Considering that the legal disabilities that Catholics suffered under in Great Britain were not removed until 1829, and that bigotry against Catholics remained robust thereafter during Macaulay’s life, refering to England’s “tolerant policy” during Macaulay’s lifetime I think would have been regarded by most English Catholics as being at best a rose colored view of things and at worst the view of a non-Catholic who didn’t know what the devil he was talking about.
Fom everything I read here, Macaulay was a genteel anti-Catholic. He was too great a thinker, too careful a writer and speaker, to permit himself to descend into baser anti-Catholic sentiment. He was not anti-Catholic such as we see now, demanding that the Church back out of all public discussion under threat of government force and thinking ill of all religion. Being a careful thinker, he could, without threat to his own beliefs, recognize the beautiful and admirable even with that which he passionately disagreed, and recognize the bad in that even with which he claimed allegiance.
In short, a truly ethical rhetor, and a truly generous and precise thinker.
Being honest doesn’t make someone not anti-Catholic…..
To whom was your comment addressed, Foxfier?
If mine, I did note that he was anti-Catholic in my first line.
It’s a TL:DR summation of the notion that “If someone says true things that are favorable to X, they can’t be anti-X.”
It has been around a long time. But I very much think it grew up afterwards. After the church was inaugurated at Pentecost. A while after…. We see it take shape, and then it is there, but not from the start.
“Considering that the legal disabilities that Catholics suffered under in Great Britain were not removed until 1829…”
The passage I quoted was from Macaulay’s essay on the civil Disabilities of the Jews in the Edinburgh Review of 1831and he was arguing that they should be extended the same rights that had been granted to Catholics by the 1829 Act.
In fact, Catholics had been allowed to purchase and inherit freehold land to hold commissions in the armed services by the Papists Act 1778 (which Jews could not), the Roman Catholic Relief Act of 1791admitted them to practice law (which Jews could not) and the 1829 Act allowed Catholics to sit and vote in both Houses of Parliament, to be members of municipal corporations and to hold all offices, civil and military (except Lord Chancellor, on account of his ecclesiastical patronage)

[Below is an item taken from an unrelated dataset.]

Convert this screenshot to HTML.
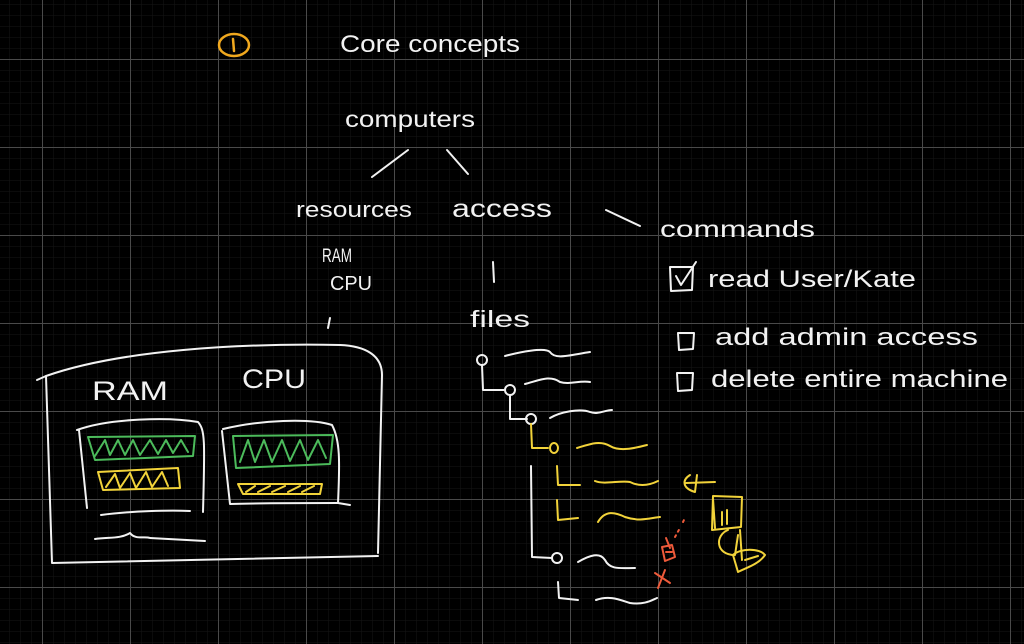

In practice, many Catholics, particularly in Scotland, refused to take the Oath of Allegiance prescribed by the Acts of 1778 and 1791, until the death of the Cardinal Duke of York in July 1807. The Sheriff Court Books show a remarkable number of people taking the Oath in the September and October of that year. One of my own ancestors did so at Ayr and, within a couple of months was appointed a Justice of the peace, an office usually granted automatically to landowners. He later became a captain in the Yeomanry (National Guard).
Macaulay was a Whig. He didn’t have much time for the High Anglican ‘Church and State’ party either. His April 1839 put-down of Gladstone is one of the most devastating and masterful in the language.
Yes, Macaulay held to the Whig interpretation of history, and his comments concerning Roman Catholicism were extremely generous considering. He was not fond of high Anglicanism either, which was wedded to the political ideology of the Torey party.
“Papists Act 1778”
The title is telling MPS. The passage of this baby step toward toleration caused the worst riots in British history, the Gordon riots of 1780 in London, in which numerous Catholics were murdered and embassies of Catholic nations attacked, and Catholic chapels and churches in the embassies destroyed. The riots and their aftermath effectively set back the cause of full Catholic emancipation for a half century. Catholics in Great Britain would have found it easy during Lord Macaulay’s lifetime to regard themselves as hated by most of their fellow countrymen at worst, given a very grudging tolerance at best.